While studying abroad in Morocco, my gluten allergy contributed to an evening of spontaneous pantomime and endless laughter upon joining my homestay family for my first dinner. My homestay dad, Khalil, was asking/miming/attempting to communicate: “Okay, I see here,” pointing to my homestay form, “that you’re allergic to meat?” Laughing, I replied, “No, I am allergic to wheat… like bread, khobz.” The meat, no wheat, game went on for quite some time as we tried to converse in combinations of broken English, Arabic, and French. Saida, my homestay mom, called her granddaughter in Casablanca to translate. She quickly cleared up the meat/wheat situation- phew! After an awkward and funny first few hours, my homestay sister and I gifted our new family my map of California and her Hawaiian chocolate. Throughout the night, in addition to Arabic BBC, we watched National Geographic Abu Dhabi and Turkish dubbed soap operas. Later I came to find that Saida loves her daily dose of Turkish soap operas. Everyday she would snuggle up next to the TV, ooh-ing and ahh-ing as the dramas unfolded.

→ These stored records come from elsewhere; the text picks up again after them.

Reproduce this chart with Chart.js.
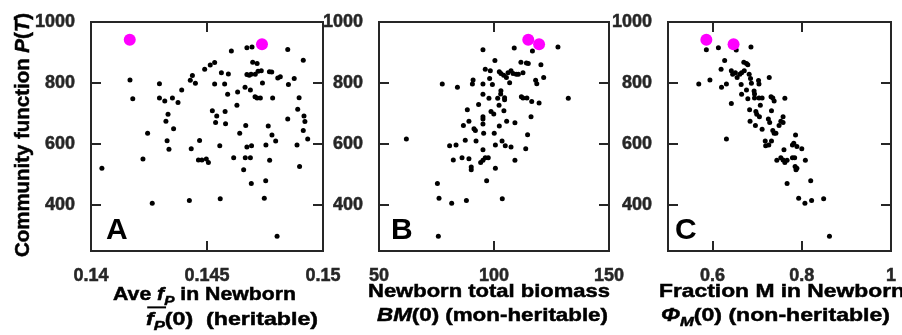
<!DOCTYPE html>
<html>
<head>
<meta charset="utf-8">
<script src="https://cdn.jsdelivr.net/npm/chart.js@4.4.0/dist/chart.umd.min.js"></script>
<style>
  html, body { margin: 0; padding: 0; background: #fff; }
  #wrap { position: relative; width: 902px; height: 335px; overflow: hidden; }
  #wrap canvas { position: absolute; left: 0; top: 0; }
</style>
</head>
<body>
<div id="wrap">
  <canvas id="chartA" width="902" height="335"></canvas>
  <canvas id="chartB" width="902" height="335"></canvas>
  <canvas id="chartC" width="902" height="335"></canvas>
</div>
<script>
// community function P(T) (y) against three newborn properties

// Panel A: average f_P in newborn
const fpA = [0.14047, 0.14168, 0.1418, 0.14244, 0.14224, 0.14264, 0.14295, 0.14295, 0.14318, 0.14351,
  0.14375, 0.14391, 0.14332, 0.14323, 0.14356, 0.14328, 0.14336, 0.14428, 0.14437, 0.1445,
  0.1449, 0.14514, 0.14533, 0.14533, 0.14562, 0.14592, 0.14576, 0.14589, 0.14523, 0.14542,
  0.14537, 0.14578, 0.1458, 0.14468, 0.14432, 0.14463, 0.14478, 0.14497, 0.14506, 0.14555,
  0.14424, 0.14557, 0.14605, 0.14672, 0.14694, 0.14697, 0.14716, 0.14672, 0.14682, 0.14708,
  0.1472, 0.14734, 0.14769, 0.14779, 0.14805, 0.14816, 0.14848, 0.14915, 0.14876, 0.14851,
  0.14739, 0.14664, 0.14687, 0.14632, 0.14707, 0.14716, 0.1473, 0.14783, 0.14629, 0.14897,
  0.14891, 0.14918, 0.14922, 0.14915, 0.14934, 0.14848, 0.14667, 0.14641, 0.14764, 0.1478,
  0.14796, 0.14754, 0.14672, 0.14692, 0.14615, 0.14665, 0.14687, 0.14658, 0.1477, 0.14888,
  0.14899, 0.14691, 0.14753, 0.14747, 0.14802, 0.1469];
const ptA = [521, 810, 749, 636, 551, 406, 798, 751, 741, 751,
  736, 777, 698, 675, 650, 611, 583, 809, 825, 799,
  845, 859, 867, 797, 834, 830, 797, 763, 709, 692,
  671, 707, 667, 612, 585, 548, 548, 551, 540, 595,
  415, 421, 905, 916, 918, 868, 864, 828, 826, 829,
  839, 840, 837, 836, 817, 821, 910, 875, 815, 795,
  800, 786, 777, 771, 755, 751, 751, 751, 727, 752,
  714, 692, 674, 645, 617, 682, 661, 636, 659, 630,
  610, 597, 591, 595, 555, 555, 555, 516, 547, 597,
  527, 471, 480, 423, 298, 829];

// Panel B: newborn total biomass
const bmB = [61.9, 77.5, 75.4, 76.1, 75.8, 81.6, 88.0, 80.7, 83.5, 82.3,
  86.1, 89.1, 90.1, 90.1, 87.5, 86.7, 89.1, 88.4, 91.3, 91.9,
  92.2, 93.3, 90.9, 90.6, 84.1, 95.2, 95.2, 95.2, 95.2, 95.2,
  95.2, 95.5, 95.2, 95.2, 96.2, 97.5, 94.2, 96.8, 96.2, 98.4,
  98.1, 99.3, 97.8, 98.7, 99.9, 100.1, 100.6, 100.6, 100.4, 102.3,
  103.0, 104.2, 105.4, 106.8, 106.1, 107.4, 108.3, 109.7, 110.6, 112.6,
  108.8, 111.7, 114.1, 114.9, 116.7, 120.4, 127.8, 121.6, 118.1, 118.6,
  132.3, 103.0, 102.9, 101.6, 104.6, 104.6, 102.2, 104.3, 102.3, 105.5,
  109.1, 103.5, 104.9, 107.4, 109.1, 103.6, 111.9, 112.6, 114.3, 116.4,
  119.6, 116.1, 114.6, 113.8];
const ptB = [617, 797, 471, 423, 298, 406, 415, 595, 597, 548,
  555, 552, 525, 516, 613, 661, 675, 713, 650, 645,
  610, 730, 810, 797, 786, 909, 797, 763, 690, 682,
  666, 636, 582, 547, 555, 555, 540, 480, 845, 840,
  815, 795, 750, 707, 699, 636, 597, 521, 874, 837,
  831, 826, 818, 801, 834, 840, 831, 829, 829, 834,
  915, 868, 866, 864, 905, 860, 918, 818, 809, 798,
  750, 775, 764, 750, 752, 745, 727, 709, 659, 675,
  670, 610, 595, 591, 547, 421, 755, 751, 751, 740,
  735, 690, 631, 585];

// Panel C: fraction M in newborn
const phiC = [0.569, 0.586, 0.594, 0.613, 0.619, 0.627, 0.620, 0.631, 0.631, 0.642,
  0.642, 0.645, 0.651, 0.653, 0.655, 0.661, 0.665, 0.670, 0.676, 0.679,
  0.671, 0.682, 0.686, 0.685, 0.664, 0.665, 0.676, 0.679, 0.687, 0.693,
  0.694, 0.703, 0.704, 0.694, 0.704, 0.711, 0.707, 0.683, 0.684, 0.696,
  0.697, 0.699, 0.705, 0.711, 0.727, 0.731, 0.735, 0.738, 0.732, 0.725,
  0.728, 0.735, 0.738, 0.742, 0.749, 0.753, 0.758, 0.758, 0.762, 0.718,
  0.719, 0.726, 0.732, 0.744, 0.753, 0.758, 0.762, 0.767, 0.760, 0.767,
  0.779, 0.782, 0.786, 0.789, 0.800, 0.779, 0.784, 0.785, 0.789, 0.787,
  0.808, 0.820, 0.793, 0.807, 0.822, 0.849, 0.862];
const ptC = [797, 909, 810, 916, 845, 874, 786, 797, 617, 733,
  840, 829, 834, 908, 818, 829, 834, 868, 864, 860,
  840, 829, 918, 815, 795, 763, 777, 749, 799, 774,
  764, 808, 797, 751, 751, 751, 727, 713, 675, 661,
  707, 698, 690, 649, 818, 755, 751, 741, 709, 682,
  671, 645, 636, 636, 661, 675, 671, 690, 750, 610,
  595, 597, 610, 547, 555, 548, 540, 547, 582, 471,
  597, 603, 630, 592, 585, 555, 555, 527, 521, 516,
  547, 480, 423, 406, 415, 421, 298];

// the two selected communities (magenta)
const topPt = [942, 927];
const topFpA = [0.14167, 0.14737];
const topBmB = [114.9, 119.6];
const topPhiC = [0.586, 0.647];

// ticks
const yTicks = [400, 600, 800, 1000];
const yTickLabels = ['400', '600', '800', '1000'];
const xTicksA = [0.14, 0.145, 0.15];
const xTickLabelsA = ['0.14', '0.145', '0.15'];
const xTicksB = [50, 100, 150];
const xTickLabelsB = ['50', '100', '150'];
const xTicksC = [0.6, 0.8, 1];
const xTickLabelsC = ['0.6', '0.8', '1'];

const FONT = "'Liberation Sans', Arial, Helvetica, sans-serif";
const AXIS = '#262626';
const TICK = 10;
const PLOT_TOP = 22, PLOT_BOTTOM = 251;
const YAXIS_W = 70, XAXIS_H = 32;

// draws a line of mixed-style text stretched to fill 'len', starting at the current origin
function richText(ctx, segs, len, size) {
  const fontOf = s => (s.it ? 'italic ' : '') + 'bold ' + (s.sub ? size * 0.72 : size) + 'px ' + FONT;
  let w = 0;
  segs.forEach(s => { ctx.font = fontOf(s); s.w = ctx.measureText(s.t).width; w += s.w; });
  ctx.save();
  ctx.scale(len / w, 1);
  ctx.textBaseline = 'alphabetic';
  ctx.textAlign = 'left';
  ctx.strokeStyle = ctx.fillStyle;
  ctx.lineWidth = 0.5;
  let cx = 0, barStart = null, barEnd = 0;
  segs.forEach(s => {
    ctx.font = fontOf(s);
    const dy = s.sub ? size * 0.28 : 0;
    ctx.fillText(s.t, cx, dy);
    ctx.strokeText(s.t, cx, dy);
    if (s.bar) {
      if (barStart === null) barStart = cx;
      barEnd = cx + s.w;
    }
    cx += s.w;
  });
  if (barStart !== null) ctx.fillRect(barStart + 1, -size * 0.98, barEnd - barStart, 2);
  ctx.restore();
}

const panelPlugin = {
  id: 'panel',
  afterDatasetsDraw(chart, args, opts) {
    const { ctx, chartArea: a } = chart;
    const x = chart.scales.x, y = chart.scales.y;
    ctx.save();
    ctx.strokeStyle = AXIS;
    ctx.lineWidth = 2;
    ctx.strokeRect(a.left, a.top, a.right - a.left, a.bottom - a.top);
    ctx.beginPath();
    x.ticks.forEach(t => {
      const px = Math.round(x.getPixelForValue(t.value));
      if (px - a.left < 3 || a.right - px < 3) return;
      ctx.moveTo(px, a.bottom); ctx.lineTo(px, a.bottom - TICK);
      ctx.moveTo(px, a.top); ctx.lineTo(px, a.top + TICK);
    });
    y.ticks.forEach(t => {
      const py = Math.round(y.getPixelForValue(t.value));
      if (py - a.top < 3 || a.bottom - py < 3) return;
      ctx.moveTo(a.left, py); ctx.lineTo(a.left + TICK, py);
      ctx.moveTo(a.right, py); ctx.lineTo(a.right - TICK, py);
    });
    ctx.stroke();

    ctx.fillStyle = '#000';
    ctx.font = 'bold 30px ' + FONT;
    ctx.textBaseline = 'alphabetic';
    ctx.fillText(opts.letter, opts.letterX, 239);

    opts.lines.forEach(l => {
      ctx.save();
      ctx.translate(l.from, l.base);
      richText(ctx, l.segs, l.to - l.from, 19);
      ctx.restore();
    });

    if (opts.yTitle) {
      ctx.save();
      ctx.translate(29, 257);
      ctx.rotate(-Math.PI / 2);
      richText(ctx, opts.yTitle, 244, 21);
      ctx.restore();
    }
    ctx.restore();
  }
};

function points(xs, ys) {
  return xs.map((v, i) => ({ x: v, y: ys[i] }));
}

function makeChart(id, xs, ys, hx, xmin, xmax, xTicks, xLabels, left, right, panel) {
  return new Chart(document.getElementById(id), {
    type: 'scatter',
    data: {
      datasets: [
        { data: points(hx, topPt), backgroundColor: '#ff00ff', pointRadius: 6, pointBorderWidth: 0 },
        { data: points(xs, ys), backgroundColor: '#000', pointRadius: 2.5, pointBorderWidth: 0 }
      ]
    },
    options: {
      responsive: false,
      animation: false,
      events: [],
      layout: { padding: { left: left - YAXIS_W, right: 902 - right, top: PLOT_TOP, bottom: 335 - PLOT_BOTTOM - XAXIS_H } },
      plugins: { legend: { display: false }, tooltip: { enabled: false }, panel: panel },
      scales: {
        x: {
          type: 'linear', min: xmin, max: xmax,
          grid: { display: false }, border: { display: false },
          afterBuildTicks: s => { s.ticks = xTicks.map(v => ({ value: v })); },
          afterFit: s => { s.height = XAXIS_H; },
          ticks: {
            padding: 6, maxRotation: 0, autoSkip: false, color: AXIS,
            textStrokeColor: AXIS, textStrokeWidth: 0.5,
            font: { family: FONT, size: 18, weight: 'bold' },
            callback: v => xLabels[xTicks.indexOf(v)]
          }
        },
        y: {
          type: 'linear', min: 250, max: 1000,
          grid: { display: false }, border: { display: false },
          afterBuildTicks: s => { s.ticks = yTicks.map(v => ({ value: v })); },
          afterFit: s => { s.width = YAXIS_W; },
          ticks: {
            padding: 8, color: AXIS,
            textStrokeColor: AXIS, textStrokeWidth: 0.5,
            font: { family: FONT, size: 18, weight: 'bold' },
            callback: v => yTickLabels[yTicks.indexOf(v)]
          }
        }
      }
    },
    plugins: [panelPlugin]
  });
}

makeChart('chartA', fpA, ptA, topFpA, 0.14, 0.15, xTicksA, xTickLabelsA, 91, 323, {
  letter: 'A', letterX: 106,
  lines: [
    { from: 113, to: 296, base: 300, segs: [{ t: 'Ave ' }, { t: 'f', it: true }, { t: 'P', it: true, sub: true }, { t: ' in Newborn' }] },
    { from: 146, to: 318, base: 325, segs: [{ t: 'f', it: true, bar: true }, { t: 'P', it: true, sub: true, bar: true }, { t: '(0)  (heritable)' }] }
  ],
  yTitle: [{ t: 'Community function ' }, { t: 'P', it: true }, { t: '(' }, { t: 'T', it: true }, { t: ')' }]
});

makeChart('chartB', bmB, ptB, topBmB, 50, 150, xTicksB, xTickLabelsB, 379, 609, {
  letter: 'B', letterX: 391,
  lines: [
    { from: 368, to: 610, base: 297, segs: [{ t: 'Newborn total biomass' }] },
    { from: 377, to: 608, base: 321, segs: [{ t: 'BM', it: true }, { t: '(0) (mon-heritable)' }] }
  ]
});

makeChart('chartC', phiC, ptC, topPhiC, 0.5, 1, xTicksC, xTickLabelsC, 668, 896, {
  letter: 'C', letterX: 675,
  lines: [
    { from: 659, to: 905, base: 297, segs: [{ t: 'Fraction M in Newborn' }] },
    { from: 661, to: 890, base: 321, segs: [{ t: 'Φ', it: true }, { t: 'M', it: true, sub: true }, { t: '(0) (non-heritable)' }] }
  ]
});
</script>
</body>
</html>
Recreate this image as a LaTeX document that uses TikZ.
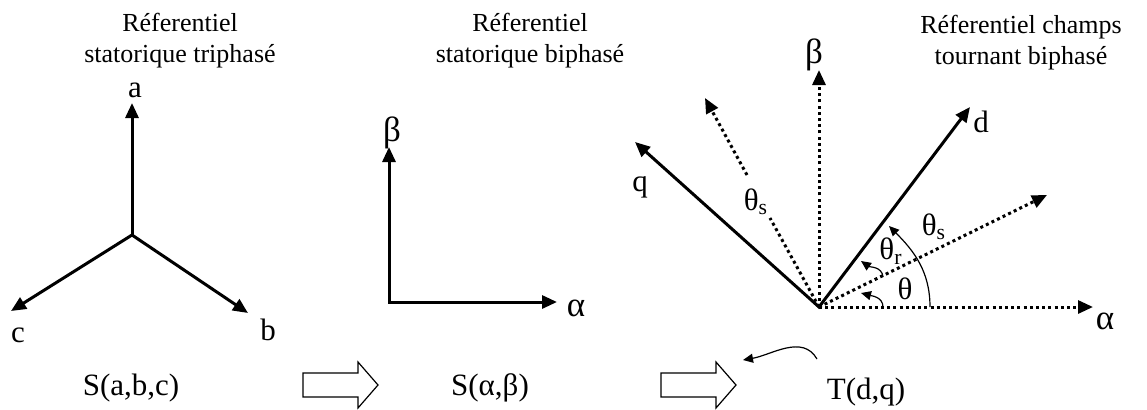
\documentclass[tikz,border=0pt]{standalone}
\usepackage{fontspec}
\setmainfont{Liberation Serif}
\usetikzlibrary{arrows.meta}

\begin{document}
\begin{tikzpicture}[x=0.5pt, y=0.5pt,
    >={Triangle[length=7.5pt, width=6.5pt]},
    axis/.style={line width=1.5pt, ->},
    dotaxis/.style={axis, dash pattern=on 1.5pt off 1.6pt},
    angarc/.style={line width=0.6pt, -{Triangle[length=5pt, width=4.5pt]}},
    hdr/.style={font=\fontsize{13}{15.5}\selectfont, align=center, anchor=north, inner sep=0pt},
    lbl/.style={font=\fontsize{15.5}{18}\selectfont, inner sep=0pt},
    greek/.style={font=\fontsize{17.5}{20}\selectfont, inner sep=0pt},
    hollow/.style={line width=0.6pt}]
  \useasboundingbox (0,0) rectangle (1147,409);

  %--- Headers ---
  \node[hdr] (hdrTri) at (180,396)  {Réferentiel\\statorique triphasé};
  \node[hdr] (hdrBi)  at (530,396)  {Réferentiel\\statorique biphasé};
  \node[hdr] (hdrRot) at (1021,394) {Réferentiel champs\\tournant biphasé};

  %--- Three-phase star (a,b,c) ---
  \coordinate (O1)   at (132,174);
  \coordinate (tipA) at (132,306);
  \coordinate (tipB) at (248,96);
  \coordinate (tipC) at (11,98);
  \foreach \t in {tipA,tipB,tipC}
    \draw[axis] (O1) -- (\t);
  \node[lbl] (lblA) at (135,319) {a};
  \node[lbl] (lblB) at (268,79)  {b};
  \node[lbl] (lblC) at (18,74)   {c};

  %--- Two-phase stator frame (alpha,beta) ---
  \coordinate (O2)       at (389,107);
  \coordinate (tipBeta)  at (389,262);
  \coordinate (tipAlpha) at (557,107);
  \draw[axis, <->] (tipBeta) -- (O2) -- (tipAlpha);
  \node[greek] (lblBeta)  at (392,276) {β};
  \node[greek] (lblAlpha) at (576,101) {α};

  %--- Rotating frame (d,q) ---
  \coordinate (O3)      at (819,102);
  \coordinate (tipAx)   at (1093,102);
  \coordinate (tipBx)   at (819,339);
  \coordinate (tipRot)  at (1047,214);
  \coordinate (gapLow)  at (770,191);
  \coordinate (gapHigh) at (747,234);
  \coordinate (tipUL)   at (705,311);
  \coordinate (tipD)    at (970,302);
  \coordinate (tipQ)    at (635,267);
  \draw[dotaxis] (O3) -- (tipAx);
  \draw[dotaxis] (O3) -- (tipBx);
  \draw[dotaxis] (O3) -- (tipRot);
  \draw[dotaxis, -] (O3) -- (gapLow);
  \draw[dotaxis] (gapHigh) -- (tipUL);
  \draw[axis, <->] (tipQ) -- (O3) -- (tipD);

  % angle arrows
  \coordinate (thA)  at (883,102);
  \coordinate (thB)  at (861,116);
  \coordinate (thrA) at (883,132);
  \coordinate (thrB) at (861,148);
  \coordinate (thsA) at (930,102);
  \coordinate (thsB) at (889,183);
  \draw[angarc] (thA)  to[out=90, in=-15] (thB);
  \draw[angarc] (thrA) to[out=95, in=-35] (thrB);
  \draw[angarc] (thsA) to[out=90, in=-45] (thsB);

  \node[lbl] (lblD)    at (981,287)  {d};
  \node[lbl] (lblQ)    at (640,222)  {q};
  \node[greek] (lblBx) at (814,354)  {β};
  \node[greek] (lblAx) at (1105,88)  {α};
  \node[lbl] (lblThsL) at (756,207)  {θ\textsubscript{s}};
  \node[lbl] (lblThsR) at (934,182)  {θ\textsubscript{s}};
  \node[lbl] (lblThr)  at (891,158)  {θ\textsubscript{r}};
  \node[lbl] (lblTh)   at (905,120)  {θ};

  %--- Bottom row: names and hollow arrows ---
  \node[lbl] (nameTri) at (131,21) {S(a,b,c)};
  \node[lbl] (nameBi)  at (490,21) {S(α,β)};
  \node[lbl] (nameRot) at (866,17) {T(d,q)};
  \foreach \x in {303,661}
    \draw[hollow] (\x,12) -- ++(55,0) -- ++(0,-11) -- ++(20,23)
      -- ++(-20,23) -- ++(0,-11) -- ++(-55,0) -- cycle;

  \coordinate (curlA) at (817,50);
  \coordinate (curlB) at (743,49);
  \draw[angarc] (curlA) to[out=120, in=10] (curlB);

\end{tikzpicture}
\end{document}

“How did I get to a family’s home in the old medina of Rabat, Morocco, where we are watching Arabic BBC?” I sat thinking. Earlier that morning, 26 other awe-struck American students and I headed from Casablanca to Rabat, where we would be living and studying for the next month. After concluding a school-day filled an hour-long lecture on how to avoid bowel problems in Morocco, another hour-long lecture on how to properly eat with three fingers (your thumb, pointer finger and middle finger), and how to politely ask people to stop feeding you (a four-step call-and-response style process in Arabic), I finally met my homestay family. Saida approached me with bisous (the French word for kisses I would soon learn) on each cheek and a big smile. I could immediately feel her warmth. As we walked through the alleyways of the medina, I thought about how I would navigate my way around this maze for the next month without internet, a map, or English instructions. It turned out to be a lot of pointing, guessing, and indeed, lots of getting lost. That ten-minute walk was animated by scurrying well-dressed international businessmen in suits, giggling women wearing hijabs, begging handicapped blind men, Western-looking students, and local shopkeepers. They all held the same amount of confidence navigating the same slim streets, although they came from all different walks of life. I was captivated by the diversity and energy of the old medina.
Rabat is a photographer’s dream. At every corner I felt transported into a different world. It was invigorating. After stopping to chat with over ten neighbors on the way, we arrived at our beautiful home. My American homestay sister and I were welcomed into Saida’s colorful home with Moroccan mint tea, six varieties of cookies, four types of jams, and cake. My homestay sister, my homestay mom, another woman, and I stared at each other in silence for minutes.
Dinner was another game of charades. I was distracted by the squawking parakeets in the center of the house. To fill the heavy silence, I silently mimed, in a very animated way, the story of how I had a parakeet that I loved dearly as a kid, but that one day flew away. The silence was broken by the laughter and amusement of my host parents. Everyone was instantly much more relaxed. They brought out a photo of a past homestay student holding the severed head of a freshly dead cow. My face lit up with surprise and excitement, “I want to do that!” I responded. With one shukran (thank you in Arabic) later, we were granted permission to stop eating, not the call-and-response scenario I had been briefed on, and we headed to family’s living room (which was also my bedroom). Saida sprayed the room with milk and honey cologne after she converted the couches into beds.